Kyle Lowry, one of the main culprits in those collapses of the past, didn't allow himself to shoot a wide-open 3-pointer with three minutes to go, and was a dismal 4-for-14 on the night. Toronto, in general, felt like a team that was struggling to breathe as it attempted to move to heights it hadn't reached before.
But this time, the Raptors had a pair of players, in Leonard and Green, who have been in every possible situation on a basketball court before. They've played in the crucible that is the NBA Finals -- and came out the other side with rings on their fingers.
In many ways, their former team, the San Antonio Spurs, is everything these Raptors haven't been. For two decades, San Antonio has been basketball's version of the New England Patriots -- a team that, no matter who is playing or what is happening, can be expected to find a way to win.
The Raptors have been a team longing for precisely that. And, Thursday night, they began to see what the benefits of injecting some of that Spurs culture into this franchise's veins can provide.
Leonard was, of course, sensational, putting up 37 points, 8 rebounds and 3 assists while going 14-for-24 from the floor. It was his best, most complete performance in a Raptor uniform, as he and Durant put on what arguably was the show of the season thus far.
But it was Green who hit the biggest shot of the game -- a 3-pointer with 2:07 remaining in overtime that put Toronto ahead for good. In the past, it would've been a struggle to find someone trustworthy enough in a Raptor uniform to shoot that kind of shot and expect it to go in.

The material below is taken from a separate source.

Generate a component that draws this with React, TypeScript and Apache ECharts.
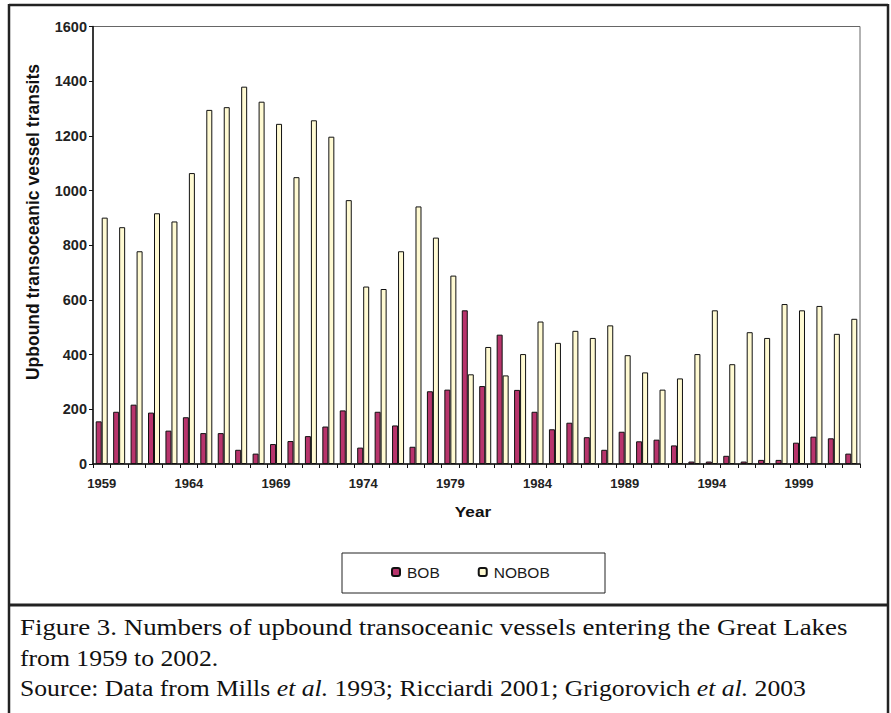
import React, { useEffect, useRef } from "react";
import * as echarts from "echarts";

const years = [
  "1959", "1960", "1961", "1962", "1963", "1964", "1965", "1966", "1967", "1968",
  "1969", "1970", "1971", "1972", "1973", "1974", "1975", "1976", "1977", "1978",
  "1979", "1980", "1981", "1982", "1983", "1984", "1985", "1986", "1987", "1988",
  "1989", "1990", "1991", "1992", "1993", "1994", "1995", "1996", "1997", "1998",
  "1999", "2000", "2001", "2002",
];

const bob = [
  156, 191, 217, 188, 122, 171, 113, 113, 52, 38,
  73, 84, 102, 137, 196, 60, 191, 141, 63, 266,
  272, 562, 285, 473, 271, 191, 127, 151, 98, 52,
  118, 83, 89, 68, 9, 9, 30, 9, 15, 15,
  78, 100, 94, 38,
];

const nobob = [
  901, 866, 778, 917, 887, 1064, 1295, 1305, 1380, 1325,
  1244, 1049, 1257, 1197, 965, 649, 640, 778, 942, 828,
  689, 328, 428, 324, 402, 521, 443, 487, 461, 507,
  398, 335, 272, 313, 402, 562, 365, 482, 461, 585,
  562, 578, 476, 531,
];

const seriesNames = ["BOB", "NOBOB"];
const yTitle = "Upbound transoceanic vessel transits";
const xTitle = "Year";
const captionLine1 = "Figure 3. Numbers of upbound transoceanic vessels entering the Great Lakes";
const captionLine2 = "from 1959 to 2002.";
const captionLine3 = "Source: Data from Mills {i|et al.} 1993; Ricciardi 2001; Grigorovich {i|et al.} 2003";

const SANS = 'Arial, "Liberation Sans", Helvetica, sans-serif';
const SERIF = '"Times New Roman", "Liberation Serif", Times, serif';

export default function App() {
  const ref = useRef<HTMLDivElement>(null);

  useEffect(() => {
    if (!ref.current) return;
    const chart = echarts.init(ref.current, null, { renderer: "svg" });
    const frameColor = "#222";
    const captionStyle = { fontFamily: SERIF, fontSize: 24, fill: "#111" };

    chart.setOption({
      animation: false,
      backgroundColor: "#fff",
      grid: {
        left: 93,
        right: 31,
        top: 26.5,
        bottom: 249,
        show: true,
        borderColor: "#666",
        borderWidth: 1,
        backgroundColor: "transparent",
      },
      legend: {
        data: seriesNames,
        left: 391,
        top: 564,
        itemWidth: 8,
        itemHeight: 8,
        itemGap: 38,
        padding: 0,
        textStyle: { fontFamily: SANS, fontSize: 15.5, color: "#1a1a1a", padding: [0, 0, 0, 2] },
      },
      xAxis: {
        type: "category",
        data: years,
        axisLine: { show: true, lineStyle: { color: "#111", width: 1.5 } },
        axisTick: { show: true, interval: 0, length: 4, alignWithLabel: false, lineStyle: { color: "#111" } },
        axisLabel: {
          interval: 4,
          margin: 13,
          fontFamily: SANS,
          fontSize: 13,
          fontWeight: "bold",
          color: "#222",
        },
        splitLine: { show: false },
      },
      yAxis: {
        type: "value",
        min: 0,
        max: 1600,
        interval: 200,
        axisLine: { show: true, lineStyle: { color: "#111", width: 1.5 } },
        axisTick: { show: true, length: 4, lineStyle: { color: "#111" } },
        axisLabel: {
          margin: 6,
          fontFamily: SANS,
          fontSize: 14.5,
          fontWeight: "bold",
          color: "#222",
          formatter: (v: number) => String(v),
        },
        splitLine: { show: false },
      },
      series: [
        {
          name: seriesNames[0],
          type: "bar",
          data: bob,
          barWidth: 6,
          barGap: "0%",
          itemStyle: { color: "#B8346C", borderColor: "#111", borderWidth: 1 },
        },
        {
          name: seriesNames[1],
          type: "bar",
          data: nobob,
          barWidth: 6,
          barGap: "0%",
          itemStyle: { color: "#FFFAD2", borderColor: "#111", borderWidth: 1 },
        },
      ],
      graphic: [
        // outer frame
        { type: "line", shape: { x1: 9, y1: 5, x2: 888, y2: 5 }, style: { stroke: frameColor, lineWidth: 2.5 } },
        { type: "line", shape: { x1: 9, y1: 4, x2: 9, y2: 713 }, style: { stroke: frameColor, lineWidth: 2.5 } },
        { type: "line", shape: { x1: 888, y1: 4, x2: 888, y2: 713 }, style: { stroke: frameColor, lineWidth: 2.5 } },
        { type: "line", shape: { x1: 9, y1: 605, x2: 888, y2: 605 }, style: { stroke: frameColor, lineWidth: 3 } },
        // legend box
        {
          type: "rect",
          shape: { x: 342, y: 553, width: 263, height: 40 },
          style: { fill: "none", stroke: "#222", lineWidth: 1 },
          z: 0,
        },
        // y axis title
        {
          type: "text",
          x: 33,
          y: 222,
          rotation: Math.PI / 2,
          style: {
            text: yTitle,
            fontFamily: SANS,
            fontSize: 17.5,
            fontWeight: "bold",
            fill: "#111",
            align: "center",
            verticalAlign: "middle",
          },
        },
        // x axis title
        {
          type: "text",
          x: 473,
          y: 511,
          scaleX: 1.11,
          style: {
            text: xTitle,
            fontFamily: SANS,
            fontSize: 15.5,
            fontWeight: "bold",
            fill: "#111",
            align: "center",
            verticalAlign: "middle",
          },
        },
        // caption (first line is justified to the full width in the reference)
        {
          type: "text",
          x: 20,
          y: 627,
          scaleX: 1.12,
          style: { ...captionStyle, text: captionLine1, verticalAlign: "middle" },
        },
        {
          type: "text",
          x: 20,
          y: 658,
          scaleX: 1.07,
          style: { ...captionStyle, text: captionLine2, verticalAlign: "middle" },
        },
        {
          type: "text",
          x: 20,
          y: 688,
          scaleX: 1.07,
          style: {
            ...captionStyle,
            text: captionLine3,
            verticalAlign: "middle",
            rich: {
              i: { fontFamily: SERIF, fontSize: 24, fontStyle: "italic", fill: "#111" },
            },
          },
        },
      ],
    });

    return () => chart.dispose();
  }, []);

  return (
    <div
      ref={ref}
      style={{ position: "absolute", left: 0, top: 0, width: 891, height: 713 }}
    />
  );
}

For Green, though, it was just another shot, and just another game -- a mindset he's trying to instill in this Raptors team.
"It's just the maturity level, and just everybody not holding their heads and getting down when things aren't going our way," Green said. "You have to find a way to get out of that funk. Get out of that mood. Keep the positive energy and keep making winning plays.
"Those winning plays turn the energy of the game around ... even when you see [the lead is] bleeding, try to stop the bleeding with something."
Too often in the past, the Raptors have bled out. This, after all, is the city that has earned the derisive nickname "LeBronto" in recent years because of the utter domination LeBron James has had over this franchise, sending the Raptors to one humiliating playoff failure after another.
This past summer, Raptors president of basketball operations Masai Ujiri decided he'd had enough of that. He dismissed Dwane Casey, the winningest coach by a country mile in franchise history, and then traded away DeMar DeRozan, the greatest player in the franchise's history, to boot.
He decided it was time for the Raptors to have a different look and a different identity. And, even with James going West, it's easy to understand why.
Despite their early-season struggles, the Boston Celtics will be a formidable foe -- and have exactly the kind of playoff-tested closer in Kyrie Irving that the Raptors have never had before. The Milwaukee Bucks have Giannis Antetokounmpo with shooting around him -- not exactly an appetizing combination to try to rein in. The Philadelphia 76ers have a star-studded trio of Jimmy Butler, Ben Simmons and Joel Embiid that is the envy of just about any team that isn't the Warriors.
So no, surviving the Eastern Conference is not a guarantee now that James is gone -- not by a long shot.
But the Raptors have never had a talent like Leonard, a true dynamo at both ends of the court. And, throughout this run of the past several years -- easily the best stretch in franchise history -- they have never had a guy like Green to give this team the kind of veteran stability it needed to right itself when things started to go south.
But there was more than just the presence of Leonard and Green that helped the Raptors finish this game off.
While Lowry did not shoot the ball well overall and did fail to take a wide-open shot, he did hit a huge 3 late in regulation, had 12 assists and just one turnover, and his steal off of Andre Iguodala and dish to Pascal Siakam that led to free throws late in overtime helped seal the game for Toronto. The Raptors outscored the Warriors 26-16 off turnovers overall.
Siakam, meanwhile, continued his star turn with 26 points on 8-of-10 shooting from the field and 3-of-4 on 3-pointers, and Serge Ibaka started at center and had yet another strong game at center with 20 of his own. The Raptors are now 11-3 when Ibaka starts this season.
If the same Raptors of the past few years were together this time around, it's hard to see this game playing out the way it did. But it will take more than simply adding Leonard and Green to this mix to change the feeling that seeps into every pore of this franchise when the pressure builds around it. Changing that isn't something that can happen in November, no matter how big the game -- which is why Green, when a reporter attempted to ask him if that was possible, cut off the question with a smile before the reporter could even finish.
"No," he said. "We can definitely learn and get better from tonight's game when we watch the film.
"But it's not something where we can base this off any future psychological [success] ... it's too early."
The Raptors can't erase years of futility with one win in November, or one trade in July. But in adding Leonard and Green, the Raptors didn't just add one of the game's greatest talents and a sound veteran wing defender and shooter, respectively.
They added two players that, no matter the situation, will never be afraid of the moment. And if, over the next several months, they can instill that feeling in their teammates, the Raptors just might be hosting these Warriors again come June.